Just recently, Arkansas Gov. Asa Hutchinson signed a measure that could allow anyone over the age of 21 who has a modicum of required training to pack concealed handguns at colleges, government buildings, bars and churches and, yes, college sports venues.

Can you imagine going into a football stadium packed with 50,000 or more people and wondering who among the fanatics might be packing heat? Sounds crazy, doesn’t it? In fact, some of the lawmakers who passed the original legislation are now having second thoughts, and a bill to amend the first measure to take college sporting events off the list is now making its way through the Arkansas Legislature.

People who support bills giving folks the right to carry concealed firearms anywhere and everywhere usually make some type of “good guys with guns” argument, suggesting that some hero with a sidearm just might prevent a mass killing by being “Johnny on the spot.” Fact is, that very rarely happens. It’s probably just as likely that one of these “good guys” might end up shooting an innocent bystander or otherwise make a bad situation worse. If there’s a shooting incident, and police arrive on the scene, how are they to know the difference between the “good” armed person and the “bad” one? It’s best to let authorities with much more training handle these incidents, and to keep people with concealed weapons out of places such as colleges, bars and stadiums.
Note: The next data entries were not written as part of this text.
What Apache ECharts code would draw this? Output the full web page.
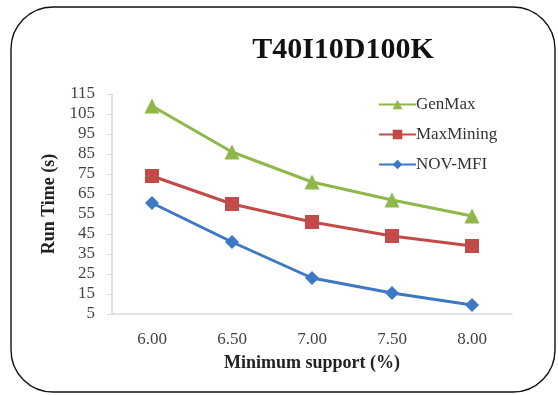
<!DOCTYPE html>
<html>
<head>
<meta charset="utf-8">
<script src="https://cdn.jsdelivr.net/npm/echarts@6/dist/echarts.min.js"></script>
<style>
html,body{margin:0;padding:0;background:#fff;}
#chart{width:558px;height:395px;}
</style>
</head>
<body>
<div id="chart"></div>
<script>
var categories = ['6.00', '6.50', '7.00', '7.50', '8.00'];
var genMax = [109, 86, 71, 62, 54];
var maxMining = [74, 60, 51, 44, 39];
var novMfi = [60.5, 41, 23, 15.5, 9.5];
var yMin = 5, yMax = 115, yStep = 10;

var serif = '"Liberation Serif", "DejaVu Serif", serif';
var chart = echarts.init(document.getElementById('chart'));
chart.setOption({
  animation: false,
  backgroundColor: '#fff',
  graphic: [{
    type: 'rect',
    shape: {x: 11, y: 7, width: 544, height: 385, r: 42},
    style: {fill: 'none', stroke: '#111', lineWidth: 1.4},
    z: -1
  }],
  title: {
    text: 'T40I10D100K',
    left: 338, top: 30, textAlign: 'center',
    textStyle: {fontFamily: serif, fontWeight: 'bold', fontSize: 30, color: '#111'}
  },
  legend: {
    orient: 'vertical',
    left: 373, top: 91,
    itemWidth: 37, itemHeight: 12, itemGap: 13,
    textStyle: {fontFamily: serif, fontSize: 17, color: '#333', padding: [0,0,0,-5]},
    data: ['GenMax', 'MaxMining', 'NOV-MFI']
  },
  grid: {left: 112, right: 46, top: 94, bottom: 81},
  xAxis: {
    type: 'category',
    data: categories,
    boundaryGap: true,
    name: 'Minimum support (%)',
    nameLocation: 'middle',
    nameGap: 40,
    nameTextStyle: {fontFamily: serif, fontWeight: 'bold', fontSize: 18, color: '#222'},
    axisLine: {lineStyle: {color: '#d9d9d9', width: 1.5}},
    axisTick: {show: false},
    axisLabel: {fontFamily: serif, fontSize: 17, color: '#444', margin: 17}
  },
  yAxis: {
    type: 'value',
    min: yMin, max: yMax, interval: yStep,
    name: 'Run Time (s)',
    nameLocation: 'middle',
    nameGap: 53,
    nameRotate: 90,
    nameTextStyle: {fontFamily: serif, fontWeight: 'bold', fontSize: 18, color: '#222'},
    axisLine: {show: true, lineStyle: {color: '#d9d9d9', width: 1.5}},
    axisTick: {show: true, length: 5, lineStyle: {color: '#d9d9d9'}},
    splitLine: {show: false},
    axisLabel: {fontFamily: serif, fontSize: 17, color: '#444', margin: 17}
  },
  series: [
    {name: 'GenMax', type: 'line', data: genMax, symbol: 'triangle', symbolSize: 15,
     itemStyle: {color: '#8fb74a'}, lineStyle: {width: 3, color: '#8fb74a'}},
    {name: 'MaxMining', type: 'line', data: maxMining, symbol: 'rect', symbolSize: 14,
     itemStyle: {color: '#c24a47'}, lineStyle: {width: 3, color: '#c24a47'}},
    {name: 'NOV-MFI', type: 'line', data: novMfi, symbol: 'diamond', symbolSize: 14,
     itemStyle: {color: '#3c78c3'}, lineStyle: {width: 3, color: '#3c78c3'}}
  ]
});
</script>
</body>
</html>
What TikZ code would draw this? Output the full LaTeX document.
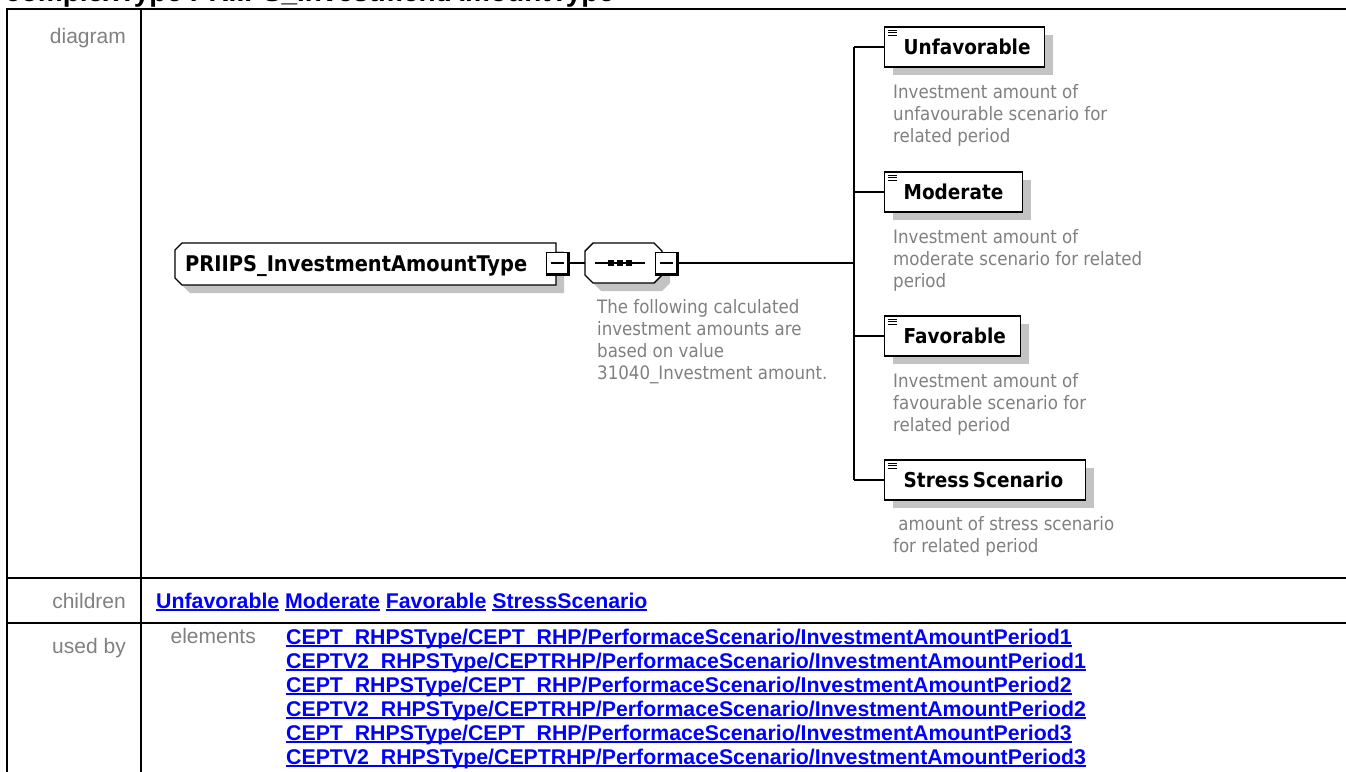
\documentclass[tikz,border=0pt]{standalone}
\usepackage{fontspec}
\setmainfont{Liberation Sans}
\newfontfamily\dvc{DejaVu Sans Condensed}
\usetikzlibrary{calc,shadows}
\definecolor{lblgray}{RGB}{128,128,128}
\definecolor{dscgray}{RGB}{128,128,128}
\definecolor{lnkblue}{RGB}{0,0,255}
\definecolor{shdgray}{RGB}{195,195,195}
\newcommand\lnkul[1]{\setbox0\hbox{#1}\rlap{\color{lnkblue}\rule[-2.6pt]{\wd0}{1.7pt}}\box0\relax}
\begin{document}
\begin{tikzpicture}[x=1pt,y=-1pt,
  tline/.style={line width=2pt},
  lbl/.style={anchor=base east, inner sep=0, text=lblgray, font=\fontsize{21}{24}\selectfont},
  lnk/.style={anchor=base west, inner sep=0, text=lnkblue, font=\fontsize{21.3}{24}\selectfont\bfseries},
  conn/.style={line width=1.3pt},
  shd/.style={drop shadow={shadow xshift=8pt, shadow yshift=-8pt, fill=shdgray, opacity=1}},
  chbox/.style={draw, line width=1.4pt, fill=white, shd, anchor=west, minimum height=40pt,
    inner xsep=19pt, inner ysep=0pt, align=left, font=\dvc\bfseries\fontsize{20.5}{24}\selectfont},
  desc/.style={anchor=north west, inner sep=0, align=left, text=dscgray, font=\dvc\fontsize{18.5}{22}\selectfont},
  mbox/.style={draw, line width=1.2pt, fill=white, minimum size=21pt, inner sep=0,
    path picture={\draw[line width=1.2pt] ($(path picture bounding box.west)+(4,0)$) -- ($(path picture bounding box.east)+(-4,0)$);}},
  octline/.style={draw, line width=1.4pt, fill=white},
]
\useasboundingbox (0,0) rectangle (1346,771);

% title (cut at top)
\node[anchor=base west, inner sep=0, font=\bfseries\fontsize{28}{32}\selectfont] (title) at (5,1.5) {complexType PRIIPS\_InvestmentAmountType};

% table grid
\draw[tline] (6.7,9) -- (1360,9);
\draw[tline] (6.7,578) -- (1360,578);
\draw[tline] (6.7,623) -- (1360,623);
\draw[tline] (6.7,8) -- (6.7,790);
\draw[tline] (141,8) -- (141,790);

% row labels
\node[lbl] (ldiag) at (126,43) {diagram};
\node[lbl] (lchil) at (126,608) {children};
\node[lbl] (lused) at (126,653) {used by};
\node[lbl] (lelem) at (256,643.5) {elements};

% children links
\node[lnk] (chl) at (156,608) {\lnkul{Unfavorable} \lnkul{Moderate} \lnkul{Favorable} \lnkul{StressScenario}};

% used-by links
\node[lnk] (u1) at (286,644) {\lnkul{CEPT\_RHPSType/CEPT\_RHP/PerformaceScenario/InvestmentAmountPeriod1}};
\node[lnk] (u2) at (286,668) {\lnkul{CEPTV2\_RHPSType/CEPTRHP/PerformaceScenario/InvestmentAmountPeriod1}};
\node[lnk] (u3) at (286,692) {\lnkul{CEPT\_RHPSType/CEPT\_RHP/PerformaceScenario/InvestmentAmountPeriod2}};
\node[lnk] (u4) at (286,716) {\lnkul{CEPTV2\_RHPSType/CEPTRHP/PerformaceScenario/InvestmentAmountPeriod2}};
\node[lnk] (u5) at (286,740) {\lnkul{CEPT\_RHPSType/CEPT\_RHP/PerformaceScenario/InvestmentAmountPeriod3}};
\node[lnk] (u6) at (286,764) {\lnkul{CEPTV2\_RHPSType/CEPTRHP/PerformaceScenario/InvestmentAmountPeriod3}};

% ---- diagram ----
% root box (cut left corners) with shadow
\fill[shdgray] (190,251) -- (564,251) -- (564,293) -- (190,293) -- (183,286) -- (183,258) -- cycle;
\path[octline] (182,243) -- (556,243) -- (556,285) -- (182,285) -- (175,278) -- (175,250) -- cycle;
\node[anchor=base west, inner sep=0, font=\dvc\bfseries\fontsize{21.6}{24}\selectfont] (root) at (185,271.8) {PRIIPS\_InvestmentAmountType};

% sequence compositor
\fill[shdgray] (601,251) -- (662,251) -- (670,259) -- (670,283) -- (662,291) -- (601,291) -- (593,283) -- (593,259) -- cycle;
\path[octline] (593,243) -- (654,243) -- (662,251) -- (662,275) -- (654,283) -- (593,283) -- (585,275) -- (585,251) -- cycle;
\node[draw=none, minimum width=77pt, minimum height=40pt, inner sep=0] (seq) at (623.5,263) {};
\draw[line width=1.2pt] (595,263) -- (645,263);
\foreach \dx in {611,620,629} \fill (\dx-2.6,260.4) rectangle (\dx+2.6,265.6);

% minus boxes
\node[mbox] (rootm) at (557,263) {};
\draw[line width=2.4pt] ($(rootm.north east)+(0.4,0)$) -- ($(rootm.south east)+(0.4,0.4)$) -- ($(rootm.south west)+(0,0.4)$);
\node[mbox] (seqm) at (666,263) {};
\draw[line width=2.4pt] ($(seqm.north east)+(0.4,0)$) -- ($(seqm.south east)+(0.4,0.4)$) -- ($(seqm.south west)+(0,0.4)$);

% children boxes
\node[chbox, text width=122pt] (unf) at (884,47) {Unfavorable};
\node[chbox, text width=100pt] (mod) at (884,192) {Moderate};
\node[chbox, text width=98pt] (fav) at (884,336) {Favorable};
\node[chbox, text width=163pt] (str) at (884,480) {Stress\,Scenario};
\foreach \n in {unf,mod,fav,str} {
  \foreach \dy in {4,6.6,9.2}
    \draw[line width=0.9pt] ($(\n.north west)+(4,\dy)$) -- ++(9,0);
}

% connectors
\draw[conn] (rootm.east) -- (seq.west);
\coordinate (bj) at (854,263);
\draw[conn] (seqm.east) -- (bj);
\draw[conn] (bj |- unf.west) -- (bj |- str.west);
\draw[conn] (bj |- unf.west) -- (unf.west);
\draw[conn] (bj |- mod.west) -- (mod.west);
\draw[conn] (bj |- fav.west) -- (fav.west);
\draw[conn] (bj |- str.west) -- (str.west);

% annotations
\node[desc] (dseq) at (597,299) {The following calculated\\investment amounts are\\based on value\\31040\_Investment amount.};
\node[desc] (dunf) at (893,84) {Investment amount of\\unfavourable scenario for\\related period};
\node[desc] (dmod) at (893,229) {Investment amount of\\moderate scenario for related\\period};
\node[desc] (dfav) at (893,373) {Investment amount of\\favourable scenario for\\related period};
\node[desc] (dstr) at (893,516) {\ amount of stress scenario\\for related period};
\end{tikzpicture}
\end{document}
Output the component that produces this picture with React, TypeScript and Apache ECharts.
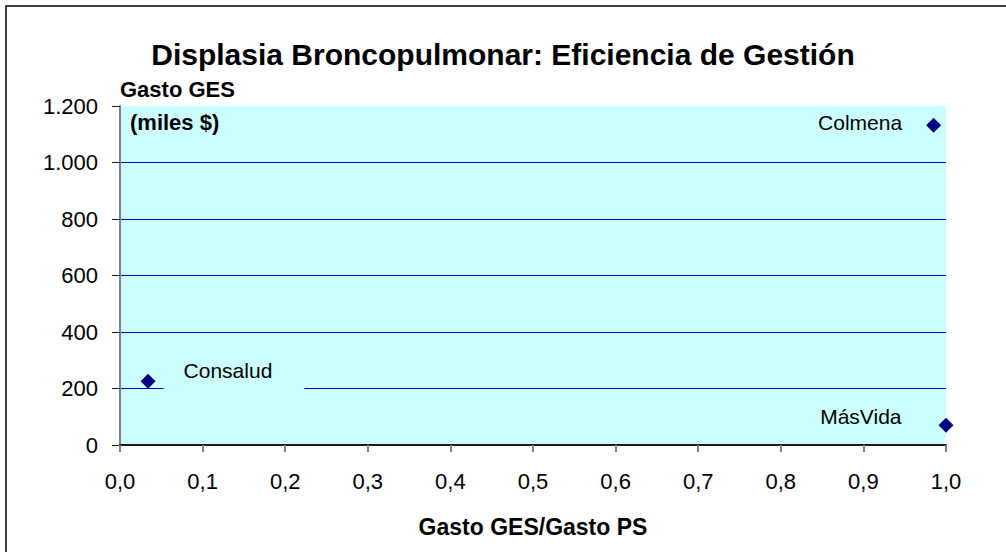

That’s not to say there aren’t times when it is very beneficial for someone to be armed.

Such was the case recently in Broken Arrow, Okla., when a young man found himself confronted by three intruders in his home.

Police said three men dressed in black and wearing masks broke into the home of 23-year-old Zach Peters earlier this week. But Peters was ready to defend himself and his home. He opened fire with an AR-15 rifle, shooting the three teenage intruders before barricading himself in a bedroom and calling police. While we have expressed concern about the proliferation of assault weapons and high-capacity magazines, people do have a right to defend themselves when they are in danger.

When the cops arrived, they found two of the would-be burglars dead in the house. Another died in the driveway after running from the home. Police say the three intruders were driven to the home by a 21-year-old woman. She’s expected to face multiple murder and burglary charges.

She can be charged with homicide because under Oklahoma law, if someone dies during the commission of a felony, all suspects can be tried for murder, even if they didn’t directly kill someone.

As for Peters, it would appear he will not face any charges. Nor should he. Police said one of the intruders at his home had brass knuckles, and another was armed with a knife. Had Peters been unarmed, his family might now be planning his funeral. And it might sound harsh, but those who apparently planned to rob Peters, and to beat or stab anyone who stood in their way, pretty much got what was coming to them.